April in Paris

John Godber
April in Paris Ltd, JAM Pictures Ltd and Derby Theatre
Richmond Theatre

Joe McGann as Al and Shobna Gulati as Bet Credit: Robert Day
Shobna Gulati as Bet and Joe McGann as Al Credit: Robert Day
Shobna Gulati as Bet and Joe McGann as Al Credit: Robert Day
Shobna Gulati as Bet and Joe McGann as Al Credit: Robert Day

For this revival, mounted at Derby Theatre and now touring, writer/director John Godber has updated his 1992 comedy about a northern couple making their first trip abroad.

Things haven’t changed much in the intervening period. While the affluent may jet off for a weekend in Prague or take a month off in Mauritius, there are still plenty who have never crossed the Channel and in-built English xenophobia is fuelled by the noticeability of immigrants. Sadly, things seem to be just as bad, or maybe even worse, on the economic front in Yorkshire.

Building worker Al has been out-of-work for ages, his wife Bet had only five customers all day in the shoe shop in which she works and there’s one more shop on the high street gone out of business. How long will her job last?

They are watching every penny. After 27 years of marriage, things have gone stale. A newspaper survey says most working class men would rather have a pint in the pub than make love to their wives—and she says he is one of them. He is full of frustrations. She has seriously thought of killing him; only the possibility of going to prison prevented her.

Al paints as a hobby, his monochrome pictures all of depressing industrial landscapes. Bet is besotted with magazine competitions. She’s won some small things in the past, now chucked out or consigned to a cupboard, but now she’s excited to get a letter saying she’s won a trip for two to Paris.

It’s a night crossing from Hull, a four-hour coach ride from Zebrugge and one night in a hotel near the Madeleine then back across the Channel the next night, but she finds it thrilling. He says he’s not interested. She says she’ll go with her sister but he relents, and so they both end up on the boat where she’s trying not to throw up—he’s already taken all their seasickness tablets.

Joe McGann and Shobna Gulati are perhaps just a little too real as Al and Bet, their problems too painful to be funny, especially when watching them in somewhere as prosperous as this London borough. There were moments when I felt a little guilty that I was laughing at, rather than with, them in a way I wouldn’t have done if I’d being seeing it on their home territory.

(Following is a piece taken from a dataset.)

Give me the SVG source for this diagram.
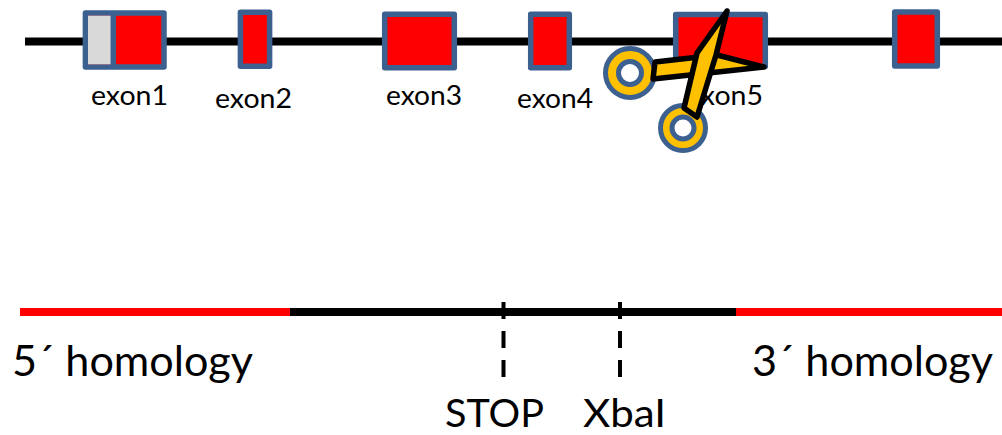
<svg xmlns="http://www.w3.org/2000/svg" width="1002" height="435" viewBox="0 0 1002 435">
<style>
text{font-family:Lato,"Open Sans","Liberation Sans",sans-serif;fill:#000}
.s{font-size:27px}
.b{font-size:42px}
.c{font-size:38px}
.ex{fill:#f00;stroke:#3c6090;stroke-width:5.5;stroke-linejoin:round}
.dash{stroke:#000;stroke-width:4;stroke-dasharray:17 12;fill:none}
.blade{fill:#ffc000;stroke:#000;stroke-width:5.5;stroke-linejoin:round}
.ring{fill:#ffc000;stroke:#3c6090;stroke-width:5}
.hole{fill:#fff;stroke:#3c6090;stroke-width:5}
</style>
<g id="connectors">
<path d="M25 41.500H1002" stroke="#000" stroke-width="8" fill="none"/>
<path d="M20 312H290" stroke="#f00" stroke-width="8" fill="none"/>
<path d="M290 312H736" stroke="#000" stroke-width="8" fill="none"/>
<path d="M736 312H1002" stroke="#f00" stroke-width="8" fill="none"/>
<path class="dash" d="M503.500 302V377"/>
<path class="dash" d="M620 302V377"/>
</g>
<g id="exon1">
<rect class="ex" x="85.400" y="13" width="78.600" height="54"/>
<rect x="88" y="15.700" width="23" height="48.600" fill="#d9d9d9"/>
<path d="M113.300 14V66" stroke="#3c6090" stroke-width="5.500"/>
<text class="s" x="91" y="105" textLength="77" lengthAdjust="spacingAndGlyphs">exon1</text>
</g>
<g id="exon2">
<rect class="ex" x="240.400" y="12.200" width="29.200" height="54"/>
<text class="s" x="215" y="108" textLength="77" lengthAdjust="spacingAndGlyphs">exon2</text>
</g>
<g id="exon3">
<rect class="ex" x="384.700" y="14.200" width="69.600" height="53.600"/>
<text class="s" x="386" y="105" textLength="76" lengthAdjust="spacingAndGlyphs">exon3</text>
</g>
<g id="exon4">
<rect class="ex" x="530.700" y="14.200" width="38.600" height="53.600"/>
<text class="s" x="517" y="108" textLength="76" lengthAdjust="spacingAndGlyphs">exon4</text>
</g>
<g id="exon5">
<rect class="ex" x="675.700" y="14.400" width="89.600" height="52"/>
<text class="s" x="686" y="105" textLength="77" lengthAdjust="spacingAndGlyphs">exon5</text>
</g>
<g id="exon6">
<rect class="ex" x="894.700" y="12" width="42.600" height="54"/>
</g>
<g id="scissors">
<circle class="ring" cx="630" cy="73" r="24.500"/>
<circle class="hole" cx="630" cy="73" r="11.500"/>
<path class="blade" d="M655 62L717 55L764 67L653 79Z"/>
<circle class="ring" cx="683" cy="128" r="22.500"/>
<circle class="hole" cx="683" cy="128" r="11"/>
<path class="blade" d="M727 11L697 53L684 108L697 117L716 55Z"/>
</g>
<g id="labels">
<text class="b" x="12" y="376" textLength="241" lengthAdjust="spacingAndGlyphs">5´ homology</text>
<text class="b" x="752" y="376" textLength="241" lengthAdjust="spacingAndGlyphs">3´ homology</text>
<text class="c" x="445" y="427" textLength="99" lengthAdjust="spacingAndGlyphs">STOP</text>
<text class="c" x="583" y="427" textLength="83" lengthAdjust="spacingAndGlyphs">XbaI</text>
</g>
</svg>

That probably says more about me than about this production. With the second act and a colourful set of Paris landmarks, the atmosphere becomes much lighter and the picture of the awkward Brit abroad more general. Who hasn’t had a bit of a surprise when first encountering steak tartare or sometime walked too far rather than risk a transport system they don’t understand?

We all know a bickering couple like these two (may even be half of one) and Godber’s lively production (with Emma Keele and Robert Ashcroft manipulating the scene changes in mock Marceau mime) nicely handles the move from domestic angst to a new, more open approach to things.

Taken out of their humdrum familiar environment, Bet, and Al even more so, gain a growing understanding of the world, extending their interests and horizons. That is really what this play is about. It is not a condescending laugh at northern naivety or working class prejudices but a reminder of the potential in all of us if we are given the opportunity to develop it. In the end it sends you home laughing.